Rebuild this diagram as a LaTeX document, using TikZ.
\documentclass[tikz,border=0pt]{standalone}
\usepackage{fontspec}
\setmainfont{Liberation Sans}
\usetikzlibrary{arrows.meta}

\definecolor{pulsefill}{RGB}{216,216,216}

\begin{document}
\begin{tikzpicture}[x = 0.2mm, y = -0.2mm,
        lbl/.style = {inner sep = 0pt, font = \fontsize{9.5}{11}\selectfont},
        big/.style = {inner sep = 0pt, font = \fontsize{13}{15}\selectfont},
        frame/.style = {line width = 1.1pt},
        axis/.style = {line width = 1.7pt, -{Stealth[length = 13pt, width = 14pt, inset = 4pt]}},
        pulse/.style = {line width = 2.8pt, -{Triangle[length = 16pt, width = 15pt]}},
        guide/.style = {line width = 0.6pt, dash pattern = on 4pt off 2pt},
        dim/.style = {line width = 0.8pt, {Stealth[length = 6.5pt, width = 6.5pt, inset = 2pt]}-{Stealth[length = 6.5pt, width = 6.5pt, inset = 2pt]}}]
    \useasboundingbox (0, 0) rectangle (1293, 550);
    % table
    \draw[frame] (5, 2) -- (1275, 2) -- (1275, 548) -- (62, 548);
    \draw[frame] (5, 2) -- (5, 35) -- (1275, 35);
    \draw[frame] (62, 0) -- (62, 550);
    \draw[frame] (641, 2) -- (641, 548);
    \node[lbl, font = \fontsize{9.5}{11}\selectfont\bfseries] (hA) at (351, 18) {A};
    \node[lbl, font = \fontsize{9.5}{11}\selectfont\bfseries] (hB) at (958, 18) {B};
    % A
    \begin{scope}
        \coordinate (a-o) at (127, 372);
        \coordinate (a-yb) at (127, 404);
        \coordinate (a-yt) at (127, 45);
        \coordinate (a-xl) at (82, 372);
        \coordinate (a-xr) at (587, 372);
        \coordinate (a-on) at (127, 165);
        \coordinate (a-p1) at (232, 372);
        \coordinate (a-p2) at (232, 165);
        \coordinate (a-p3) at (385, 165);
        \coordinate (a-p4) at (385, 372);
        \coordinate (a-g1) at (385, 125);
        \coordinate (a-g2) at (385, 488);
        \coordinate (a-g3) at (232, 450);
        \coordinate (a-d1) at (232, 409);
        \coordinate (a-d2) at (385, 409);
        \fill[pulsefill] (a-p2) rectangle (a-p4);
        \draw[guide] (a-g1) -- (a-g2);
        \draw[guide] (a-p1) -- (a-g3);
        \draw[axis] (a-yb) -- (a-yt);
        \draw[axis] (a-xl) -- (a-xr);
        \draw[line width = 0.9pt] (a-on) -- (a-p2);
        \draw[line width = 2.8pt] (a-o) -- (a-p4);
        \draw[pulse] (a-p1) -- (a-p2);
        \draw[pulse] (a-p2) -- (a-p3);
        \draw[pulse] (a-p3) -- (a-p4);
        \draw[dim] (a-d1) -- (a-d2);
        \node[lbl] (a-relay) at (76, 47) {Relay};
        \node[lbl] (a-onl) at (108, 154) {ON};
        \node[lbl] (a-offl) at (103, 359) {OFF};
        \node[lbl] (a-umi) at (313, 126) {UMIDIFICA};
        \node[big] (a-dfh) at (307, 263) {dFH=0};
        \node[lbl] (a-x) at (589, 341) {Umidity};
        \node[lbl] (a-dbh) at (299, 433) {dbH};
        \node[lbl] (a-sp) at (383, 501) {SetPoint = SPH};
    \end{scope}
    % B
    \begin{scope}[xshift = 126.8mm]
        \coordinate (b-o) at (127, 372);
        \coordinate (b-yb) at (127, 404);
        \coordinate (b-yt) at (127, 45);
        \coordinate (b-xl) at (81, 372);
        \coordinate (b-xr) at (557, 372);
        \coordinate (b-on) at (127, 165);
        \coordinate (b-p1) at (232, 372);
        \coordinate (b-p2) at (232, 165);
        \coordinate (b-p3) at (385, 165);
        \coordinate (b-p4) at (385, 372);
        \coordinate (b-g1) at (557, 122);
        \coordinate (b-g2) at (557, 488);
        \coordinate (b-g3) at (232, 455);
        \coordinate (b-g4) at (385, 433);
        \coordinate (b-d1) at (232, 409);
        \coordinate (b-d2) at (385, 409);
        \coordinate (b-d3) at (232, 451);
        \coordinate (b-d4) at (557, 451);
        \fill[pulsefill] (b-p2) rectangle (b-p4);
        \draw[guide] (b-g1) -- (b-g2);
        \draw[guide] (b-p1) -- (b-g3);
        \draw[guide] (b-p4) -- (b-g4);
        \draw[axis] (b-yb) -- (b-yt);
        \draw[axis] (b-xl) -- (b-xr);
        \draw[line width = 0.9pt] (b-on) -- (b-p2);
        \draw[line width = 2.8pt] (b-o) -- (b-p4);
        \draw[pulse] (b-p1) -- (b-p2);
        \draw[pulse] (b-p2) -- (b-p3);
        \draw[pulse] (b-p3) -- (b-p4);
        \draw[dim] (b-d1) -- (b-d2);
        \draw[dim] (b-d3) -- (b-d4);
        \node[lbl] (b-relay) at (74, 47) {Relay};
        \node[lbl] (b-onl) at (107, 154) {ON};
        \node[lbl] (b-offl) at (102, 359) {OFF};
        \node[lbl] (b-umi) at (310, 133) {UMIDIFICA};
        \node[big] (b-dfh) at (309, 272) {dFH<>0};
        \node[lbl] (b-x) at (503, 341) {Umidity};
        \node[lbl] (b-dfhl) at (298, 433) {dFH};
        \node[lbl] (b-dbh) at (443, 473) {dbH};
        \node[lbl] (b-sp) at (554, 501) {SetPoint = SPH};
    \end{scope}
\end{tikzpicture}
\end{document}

* _Instructions to follow_: Retype the data in full and match it exactly.

* _Answer to this problem_:
Rebuild this diagram as a LaTeX document, using TikZ.
\documentclass[tikz,border=0pt]{standalone}
\usepackage{fontspec}
\setmainfont{Liberation Sans}
\usetikzlibrary{arrows.meta}

\definecolor{pulsefill}{RGB}{216,216,216}

\begin{document}
\begin{tikzpicture}[x = 0.2mm, y = -0.2mm,
        lbl/.style = {inner sep = 0pt, font = \fontsize{9.5}{11}\selectfont},
        big/.style = {inner sep = 0pt, font = \fontsize{13}{15}\selectfont},
        frame/.style = {line width = 1.1pt},
        axis/.style = {line width = 1.7pt, -{Stealth[length = 13pt, width = 14pt, inset = 4pt]}},
        pulse/.style = {line width = 2.8pt, -{Triangle[length = 16pt, width = 15pt]}},
        guide/.style = {line width = 0.6pt, dash pattern = on 4pt off 2pt},
        dim/.style = {line width = 0.8pt, {Stealth[length = 6.5pt, width = 6.5pt, inset = 2pt]}-{Stealth[length = 6.5pt, width = 6.5pt, inset = 2pt]}}]
    \useasboundingbox (0, 0) rectangle (1293, 550);
    % table
    \draw[frame] (5, 2) -- (1275, 2) -- (1275, 548) -- (62, 548);
    \draw[frame] (5, 2) -- (5, 35) -- (1275, 35);
    \draw[frame] (62, 0) -- (62, 550);
    \draw[frame] (641, 2) -- (641, 548);
    \node[lbl, font = \fontsize{9.5}{11}\selectfont\bfseries] (hA) at (351, 18) {A};
    \node[lbl, font = \fontsize{9.5}{11}\selectfont\bfseries] (hB) at (958, 18) {B};
    % A
    \begin{scope}
        \coordinate (a-o) at (127, 372);
        \coordinate (a-yb) at (127, 404);
        \coordinate (a-yt) at (127, 45);
        \coordinate (a-xl) at (82, 372);
        \coordinate (a-xr) at (587, 372);
        \coordinate (a-on) at (127, 165);
        \coordinate (a-p1) at (232, 372);
        \coordinate (a-p2) at (232, 165);
        \coordinate (a-p3) at (385, 165);
        \coordinate (a-p4) at (385, 372);
        \coordinate (a-g1) at (385, 125);
        \coordinate (a-g2) at (385, 488);
        \coordinate (a-g3) at (232, 450);
        \coordinate (a-d1) at (232, 409);
        \coordinate (a-d2) at (385, 409);
        \fill[pulsefill] (a-p2) rectangle (a-p4);
        \draw[guide] (a-g1) -- (a-g2);
        \draw[guide] (a-p1) -- (a-g3);
        \draw[axis] (a-yb) -- (a-yt);
        \draw[axis] (a-xl) -- (a-xr);
        \draw[line width = 0.9pt] (a-on) -- (a-p2);
        \draw[line width = 2.8pt] (a-o) -- (a-p4);
        \draw[pulse] (a-p1) -- (a-p2);
        \draw[pulse] (a-p2) -- (a-p3);
        \draw[pulse] (a-p3) -- (a-p4);
        \draw[dim] (a-d1) -- (a-d2);
        \node[lbl] (a-relay) at (76, 47) {Relay};
        \node[lbl] (a-onl) at (108, 154) {ON};
        \node[lbl] (a-offl) at (103, 359) {OFF};
        \node[lbl] (a-umi) at (313, 126) {UMIDIFICA};
        \node[big] (a-dfh) at (307, 263) {dFH=0};
        \node[lbl] (a-x) at (589, 341) {Umidity};
        \node[lbl] (a-dbh) at (299, 433) {dbH};
        \node[lbl] (a-sp) at (383, 501) {SetPoint = SPH};
    \end{scope}
    % B
    \begin{scope}[xshift = 126.8mm]
        \coordinate (b-o) at (127, 372);
        \coordinate (b-yb) at (127, 404);
        \coordinate (b-yt) at (127, 45);
        \coordinate (b-xl) at (81, 372);
        \coordinate (b-xr) at (557, 372);
        \coordinate (b-on) at (127, 165);
        \coordinate (b-p1) at (232, 372);
        \coordinate (b-p2) at (232, 165);
        \coordinate (b-p3) at (385, 165);
        \coordinate (b-p4) at (385, 372);
        \coordinate (b-g1) at (557, 122);
        \coordinate (b-g2) at (557, 488);
        \coordinate (b-g3) at (232, 455);
        \coordinate (b-g4) at (385, 433);
        \coordinate (b-d1) at (232, 409);
        \coordinate (b-d2) at (385, 409);
        \coordinate (b-d3) at (232, 451);
        \coordinate (b-d4) at (557, 451);
        \fill[pulsefill] (b-p2) rectangle (b-p4);
        \draw[guide] (b-g1) -- (b-g2);
        \draw[guide] (b-p1) -- (b-g3);
        \draw[guide] (b-p4) -- (b-g4);
        \draw[axis] (b-yb) -- (b-yt);
        \draw[axis] (b-xl) -- (b-xr);
        \draw[line width = 0.9pt] (b-on) -- (b-p2);
        \draw[line width = 2.8pt] (b-o) -- (b-p4);
        \draw[pulse] (b-p1) -- (b-p2);
        \draw[pulse] (b-p2) -- (b-p3);
        \draw[pulse] (b-p3) -- (b-p4);
        \draw[dim] (b-d1) -- (b-d2);
        \draw[dim] (b-d3) -- (b-d4);
        \node[lbl] (b-relay) at (74, 47) {Relay};
        \node[lbl] (b-onl) at (107, 154) {ON};
        \node[lbl] (b-offl) at (102, 359) {OFF};
        \node[lbl] (b-umi) at (310, 133) {UMIDIFICA};
        \node[big] (b-dfh) at (309, 272) {dFH<>0};
        \node[lbl] (b-x) at (503, 341) {Umidity};
        \node[lbl] (b-dfhl) at (298, 433) {dFH};
        \node[lbl] (b-dbh) at (443, 473) {dbH};
        \node[lbl] (b-sp) at (554, 501) {SetPoint = SPH};
    \end{scope}
\end{tikzpicture}
\end{document}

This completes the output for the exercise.